Fears that the Commerce Act could be hampering the country's international competitiveness has led to a Government review of its merger and acquisition provisions.
Announcing the review yesterday, Commerce Minister Lianne Dalziel said the act's price-control provisions would also be examined.
On mergers and acquisitions, Dalziel said the scope of the review had yet to be decided but it would include "consideration of the appropriateness of the existing thresholds".
Asked if that meant looking again at the "substantial lessening of competition" test introduced in 2001 to align New Zealand with Australian law, she said the test might not be examined.
The Commerce Act generally prohibits mergers and acquisitions that lead to a substantial lessening of competition in a particular market.
"A number of people have been raising concerns that they can't get economies of scale because they can't merge their businesses or operate in a particular way," Dalziel said.
The issue needed to be debated because as a small trading nation "at the bottom of the world" it was difficult to achieve the economies of scale and scope to be globally competitive.
Dalziel cited the need for special legislation to get around the Commerce Act barriers to the merger that formed Fonterra.
But she made it clear she was not talking about relaxing competition laws just because bigger was better.
"Competition produces discipline. If we haven't got as much competition due to our size, what discipline can be put in place in order to ensure that the consumer does not pay a tariff, essentially, for poor decisions and bad performance?" she said.
"What I am asking is: Are disciplines able to be applied that produce the same result [as competition] when there are insufficient economies of scale in a country the size of New Zealand to have competition?"
Competition lawyers and economists welcomed the review.
"It makes sense to look afresh at these issues," said Iain Thain of Phillips Fox.
"Our model comes from the United States via Australia, but they are much bigger economies."
The threshold between maximising competition and maximising economic efficiency would inevitably be lower in a small economy. "It's all about where you strike a balance."
But Thain doubted the review would result in any radical change, especially because it was desirable to harmonise business law with Australia.
The executive director of Victoria University's Institute for the Study of Competition and Regulation, Glenn Boyle, said: "It's good in principle but any change in the rules will create a whole new set of incentives which businesses will respond to and which may or may not be positive on balance."
James Mellsop, of Charles River Associates, said the way the commission interpreted the benefit test in price control issues was controversial, as it put more weight on benefits to consumers than to the suppliers of the goods or services. A review of such issues was desirable.

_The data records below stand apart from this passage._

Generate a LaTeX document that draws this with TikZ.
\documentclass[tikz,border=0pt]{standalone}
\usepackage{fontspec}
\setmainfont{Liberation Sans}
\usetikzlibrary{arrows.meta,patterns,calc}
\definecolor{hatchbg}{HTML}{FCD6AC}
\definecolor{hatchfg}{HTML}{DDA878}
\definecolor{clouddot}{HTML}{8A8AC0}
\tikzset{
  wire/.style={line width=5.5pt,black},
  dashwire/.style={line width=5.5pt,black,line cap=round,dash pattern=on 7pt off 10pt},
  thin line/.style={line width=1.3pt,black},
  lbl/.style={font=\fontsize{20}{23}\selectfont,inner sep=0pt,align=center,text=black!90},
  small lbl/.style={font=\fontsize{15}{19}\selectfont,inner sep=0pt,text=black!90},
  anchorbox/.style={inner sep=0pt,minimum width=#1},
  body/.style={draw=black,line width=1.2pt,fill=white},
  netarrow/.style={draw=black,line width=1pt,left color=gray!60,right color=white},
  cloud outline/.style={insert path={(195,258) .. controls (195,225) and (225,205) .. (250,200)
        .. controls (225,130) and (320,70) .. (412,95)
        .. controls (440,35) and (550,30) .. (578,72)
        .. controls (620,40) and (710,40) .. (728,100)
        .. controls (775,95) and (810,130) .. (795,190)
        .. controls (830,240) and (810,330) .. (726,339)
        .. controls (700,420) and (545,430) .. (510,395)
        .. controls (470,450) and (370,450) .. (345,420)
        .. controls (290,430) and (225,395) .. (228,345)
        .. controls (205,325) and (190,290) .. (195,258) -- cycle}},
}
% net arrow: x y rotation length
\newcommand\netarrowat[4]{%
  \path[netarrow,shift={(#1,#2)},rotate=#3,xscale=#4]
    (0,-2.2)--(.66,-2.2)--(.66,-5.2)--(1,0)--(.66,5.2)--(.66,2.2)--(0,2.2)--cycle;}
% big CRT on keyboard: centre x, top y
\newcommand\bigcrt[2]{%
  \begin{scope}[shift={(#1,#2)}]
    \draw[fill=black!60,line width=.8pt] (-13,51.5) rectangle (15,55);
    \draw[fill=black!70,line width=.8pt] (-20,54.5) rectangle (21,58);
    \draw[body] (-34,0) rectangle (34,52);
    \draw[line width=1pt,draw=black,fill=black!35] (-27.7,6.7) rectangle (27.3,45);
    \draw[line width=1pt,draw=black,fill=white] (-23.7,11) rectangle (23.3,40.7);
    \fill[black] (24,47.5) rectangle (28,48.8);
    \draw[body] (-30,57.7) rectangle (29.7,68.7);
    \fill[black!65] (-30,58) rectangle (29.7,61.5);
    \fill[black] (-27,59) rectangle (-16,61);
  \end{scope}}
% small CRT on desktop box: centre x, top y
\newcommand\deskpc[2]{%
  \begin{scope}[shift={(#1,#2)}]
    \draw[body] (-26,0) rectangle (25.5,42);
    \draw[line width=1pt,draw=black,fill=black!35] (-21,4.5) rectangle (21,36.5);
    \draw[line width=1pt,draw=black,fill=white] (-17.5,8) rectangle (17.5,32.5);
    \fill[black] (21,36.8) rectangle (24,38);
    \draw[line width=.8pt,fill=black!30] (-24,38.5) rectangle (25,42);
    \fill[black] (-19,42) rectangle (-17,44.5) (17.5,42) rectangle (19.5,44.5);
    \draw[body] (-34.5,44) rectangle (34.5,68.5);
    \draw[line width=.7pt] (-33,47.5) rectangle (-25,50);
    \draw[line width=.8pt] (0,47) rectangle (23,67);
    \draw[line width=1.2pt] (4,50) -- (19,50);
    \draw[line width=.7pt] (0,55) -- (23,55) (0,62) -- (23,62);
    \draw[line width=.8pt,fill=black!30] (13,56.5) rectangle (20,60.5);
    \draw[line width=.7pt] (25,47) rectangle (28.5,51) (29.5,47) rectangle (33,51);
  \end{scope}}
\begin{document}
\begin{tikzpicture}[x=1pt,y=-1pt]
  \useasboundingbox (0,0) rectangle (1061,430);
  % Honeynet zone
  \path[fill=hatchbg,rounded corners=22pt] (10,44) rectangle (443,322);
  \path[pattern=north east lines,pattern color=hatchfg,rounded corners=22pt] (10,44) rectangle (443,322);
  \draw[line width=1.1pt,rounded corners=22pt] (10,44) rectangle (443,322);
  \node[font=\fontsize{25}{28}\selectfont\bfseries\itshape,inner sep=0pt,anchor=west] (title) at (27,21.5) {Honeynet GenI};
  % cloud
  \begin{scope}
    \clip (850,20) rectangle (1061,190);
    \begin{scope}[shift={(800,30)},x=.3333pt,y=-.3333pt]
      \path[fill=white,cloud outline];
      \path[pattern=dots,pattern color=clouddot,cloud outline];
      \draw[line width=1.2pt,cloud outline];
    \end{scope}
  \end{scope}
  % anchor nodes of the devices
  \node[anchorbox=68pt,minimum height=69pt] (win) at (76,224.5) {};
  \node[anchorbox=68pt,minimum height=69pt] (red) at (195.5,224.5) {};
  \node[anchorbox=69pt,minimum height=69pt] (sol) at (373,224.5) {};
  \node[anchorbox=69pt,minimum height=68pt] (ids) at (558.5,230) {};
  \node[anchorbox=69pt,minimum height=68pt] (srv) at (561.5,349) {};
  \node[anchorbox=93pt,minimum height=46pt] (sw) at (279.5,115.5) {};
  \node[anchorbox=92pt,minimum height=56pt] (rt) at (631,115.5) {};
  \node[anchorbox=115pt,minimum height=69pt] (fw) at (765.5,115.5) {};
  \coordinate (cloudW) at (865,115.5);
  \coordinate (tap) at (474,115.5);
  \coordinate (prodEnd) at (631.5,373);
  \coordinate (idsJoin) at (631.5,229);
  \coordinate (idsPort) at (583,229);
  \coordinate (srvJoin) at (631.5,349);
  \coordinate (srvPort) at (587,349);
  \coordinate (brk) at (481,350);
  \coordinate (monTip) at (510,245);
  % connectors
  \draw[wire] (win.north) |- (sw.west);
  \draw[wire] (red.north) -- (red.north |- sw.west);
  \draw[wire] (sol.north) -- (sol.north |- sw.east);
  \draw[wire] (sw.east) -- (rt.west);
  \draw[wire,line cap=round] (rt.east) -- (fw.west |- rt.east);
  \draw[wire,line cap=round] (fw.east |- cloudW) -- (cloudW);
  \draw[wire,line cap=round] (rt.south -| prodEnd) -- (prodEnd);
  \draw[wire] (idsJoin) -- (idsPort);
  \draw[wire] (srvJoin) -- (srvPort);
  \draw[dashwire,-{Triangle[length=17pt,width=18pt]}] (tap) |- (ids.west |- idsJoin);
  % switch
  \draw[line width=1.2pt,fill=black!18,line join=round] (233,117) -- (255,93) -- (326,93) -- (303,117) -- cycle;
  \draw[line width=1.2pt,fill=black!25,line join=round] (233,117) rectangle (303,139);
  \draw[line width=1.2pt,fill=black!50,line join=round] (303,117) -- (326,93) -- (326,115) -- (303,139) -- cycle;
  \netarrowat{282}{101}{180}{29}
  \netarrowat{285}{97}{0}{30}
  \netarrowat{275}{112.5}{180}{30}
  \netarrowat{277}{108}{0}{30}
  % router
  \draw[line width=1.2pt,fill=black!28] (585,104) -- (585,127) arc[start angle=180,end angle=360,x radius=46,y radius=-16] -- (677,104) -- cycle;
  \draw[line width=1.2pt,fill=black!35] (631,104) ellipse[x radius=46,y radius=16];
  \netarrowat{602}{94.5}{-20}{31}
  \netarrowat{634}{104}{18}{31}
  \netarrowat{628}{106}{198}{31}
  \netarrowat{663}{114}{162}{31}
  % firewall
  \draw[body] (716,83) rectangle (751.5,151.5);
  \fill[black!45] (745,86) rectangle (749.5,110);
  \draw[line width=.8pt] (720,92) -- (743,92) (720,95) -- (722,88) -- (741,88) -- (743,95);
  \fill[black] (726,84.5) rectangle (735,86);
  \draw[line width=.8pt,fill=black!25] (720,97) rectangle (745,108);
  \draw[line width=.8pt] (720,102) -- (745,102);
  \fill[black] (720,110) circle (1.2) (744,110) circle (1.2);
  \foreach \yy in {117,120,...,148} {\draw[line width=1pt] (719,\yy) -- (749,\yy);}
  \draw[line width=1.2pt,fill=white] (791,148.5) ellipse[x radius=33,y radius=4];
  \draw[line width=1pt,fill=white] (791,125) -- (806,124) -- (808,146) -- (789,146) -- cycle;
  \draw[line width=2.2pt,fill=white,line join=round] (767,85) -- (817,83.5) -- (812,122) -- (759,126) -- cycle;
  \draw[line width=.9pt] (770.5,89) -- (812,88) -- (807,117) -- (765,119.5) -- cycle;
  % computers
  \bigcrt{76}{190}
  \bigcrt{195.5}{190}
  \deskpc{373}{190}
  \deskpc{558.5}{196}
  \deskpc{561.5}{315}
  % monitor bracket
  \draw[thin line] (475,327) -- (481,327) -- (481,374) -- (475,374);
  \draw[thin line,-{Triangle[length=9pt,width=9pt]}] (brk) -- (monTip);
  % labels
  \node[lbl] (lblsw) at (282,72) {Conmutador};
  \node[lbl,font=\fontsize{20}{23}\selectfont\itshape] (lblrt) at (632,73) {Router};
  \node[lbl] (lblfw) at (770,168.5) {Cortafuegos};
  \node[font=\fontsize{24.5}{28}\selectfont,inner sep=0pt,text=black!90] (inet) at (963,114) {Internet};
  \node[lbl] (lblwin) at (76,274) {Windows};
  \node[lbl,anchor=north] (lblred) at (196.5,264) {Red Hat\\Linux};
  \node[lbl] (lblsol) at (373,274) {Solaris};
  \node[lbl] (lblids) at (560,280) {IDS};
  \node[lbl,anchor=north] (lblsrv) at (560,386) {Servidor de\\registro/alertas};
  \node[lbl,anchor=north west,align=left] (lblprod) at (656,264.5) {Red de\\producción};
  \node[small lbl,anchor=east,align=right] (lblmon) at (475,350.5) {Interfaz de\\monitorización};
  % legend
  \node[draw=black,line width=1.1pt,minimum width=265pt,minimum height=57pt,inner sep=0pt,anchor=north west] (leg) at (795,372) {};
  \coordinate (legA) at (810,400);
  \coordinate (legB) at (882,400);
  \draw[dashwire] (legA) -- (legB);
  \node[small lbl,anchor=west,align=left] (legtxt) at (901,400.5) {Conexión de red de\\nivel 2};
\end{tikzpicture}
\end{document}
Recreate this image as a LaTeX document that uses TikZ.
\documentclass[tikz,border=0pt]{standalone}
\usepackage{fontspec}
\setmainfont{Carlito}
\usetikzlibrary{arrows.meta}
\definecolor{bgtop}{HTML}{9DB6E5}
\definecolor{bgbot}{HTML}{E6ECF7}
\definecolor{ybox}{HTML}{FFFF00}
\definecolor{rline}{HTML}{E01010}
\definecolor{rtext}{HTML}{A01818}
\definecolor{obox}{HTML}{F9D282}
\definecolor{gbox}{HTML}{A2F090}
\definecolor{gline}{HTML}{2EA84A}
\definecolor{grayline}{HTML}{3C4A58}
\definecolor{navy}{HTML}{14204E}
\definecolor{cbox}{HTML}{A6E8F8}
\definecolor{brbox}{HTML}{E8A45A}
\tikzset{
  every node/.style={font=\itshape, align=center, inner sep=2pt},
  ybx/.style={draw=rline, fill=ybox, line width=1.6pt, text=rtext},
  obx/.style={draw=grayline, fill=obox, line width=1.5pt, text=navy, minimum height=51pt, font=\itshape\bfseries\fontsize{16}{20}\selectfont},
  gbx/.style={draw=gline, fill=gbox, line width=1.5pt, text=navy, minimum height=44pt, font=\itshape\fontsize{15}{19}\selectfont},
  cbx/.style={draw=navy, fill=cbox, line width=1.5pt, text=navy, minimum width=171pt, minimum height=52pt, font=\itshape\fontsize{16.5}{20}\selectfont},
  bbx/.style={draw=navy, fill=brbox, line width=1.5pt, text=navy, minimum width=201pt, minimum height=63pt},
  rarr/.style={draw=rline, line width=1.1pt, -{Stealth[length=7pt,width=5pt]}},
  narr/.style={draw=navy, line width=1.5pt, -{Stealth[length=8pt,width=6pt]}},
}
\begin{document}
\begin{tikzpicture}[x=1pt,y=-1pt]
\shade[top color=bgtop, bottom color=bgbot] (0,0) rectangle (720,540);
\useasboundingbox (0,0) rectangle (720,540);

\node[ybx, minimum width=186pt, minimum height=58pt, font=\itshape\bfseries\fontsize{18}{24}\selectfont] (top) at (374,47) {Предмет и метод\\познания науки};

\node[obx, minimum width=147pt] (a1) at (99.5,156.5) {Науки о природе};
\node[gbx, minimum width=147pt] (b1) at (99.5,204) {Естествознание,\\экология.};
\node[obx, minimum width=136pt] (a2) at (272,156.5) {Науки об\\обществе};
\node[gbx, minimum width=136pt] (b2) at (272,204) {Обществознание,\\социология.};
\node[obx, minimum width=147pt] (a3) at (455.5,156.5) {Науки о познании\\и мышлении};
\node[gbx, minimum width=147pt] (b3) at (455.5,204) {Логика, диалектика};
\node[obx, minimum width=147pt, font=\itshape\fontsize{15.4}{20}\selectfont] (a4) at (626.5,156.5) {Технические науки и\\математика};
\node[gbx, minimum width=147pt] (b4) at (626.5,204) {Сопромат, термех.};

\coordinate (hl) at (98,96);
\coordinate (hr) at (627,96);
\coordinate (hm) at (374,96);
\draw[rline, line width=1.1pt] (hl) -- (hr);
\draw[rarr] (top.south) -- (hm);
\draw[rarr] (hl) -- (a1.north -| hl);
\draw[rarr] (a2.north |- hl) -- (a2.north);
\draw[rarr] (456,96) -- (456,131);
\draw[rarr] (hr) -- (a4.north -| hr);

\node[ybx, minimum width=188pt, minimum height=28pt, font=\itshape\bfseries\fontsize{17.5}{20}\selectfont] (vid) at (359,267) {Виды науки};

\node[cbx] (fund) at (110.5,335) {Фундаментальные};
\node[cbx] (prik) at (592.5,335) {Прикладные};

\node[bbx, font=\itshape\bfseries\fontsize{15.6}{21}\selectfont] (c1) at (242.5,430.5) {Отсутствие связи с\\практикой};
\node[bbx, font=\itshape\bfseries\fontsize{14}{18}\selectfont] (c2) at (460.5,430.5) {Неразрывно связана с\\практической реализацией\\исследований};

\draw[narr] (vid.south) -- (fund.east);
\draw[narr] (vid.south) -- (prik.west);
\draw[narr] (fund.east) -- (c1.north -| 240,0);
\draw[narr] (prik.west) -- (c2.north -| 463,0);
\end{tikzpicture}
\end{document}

But Dalziel said that the review would not cover Part IV (a) of the act, which was specific to the electricity industry.
The review would look at whether the Commerce Commission's decisions to impose controls on goods and services could be appealed on their merits, rather than just on matters of law and process as at present.
"There are strong arguments on both sides of the merits review debate, but a particularly strong one is the enormous cost and delay associated with the addition of merits review to the enforcement process," Dalziel said. There would have to be evidence of significant benefit to outweigh that.
Under review
* The Ministry of Economic Development is to review central provisions of the competition laws.
* The Government is responding to concerns they unduly hamper the creation of globally competitive firms.
* The right to appeal Commerce Commission price decisions control on merit and not just process is also on the table.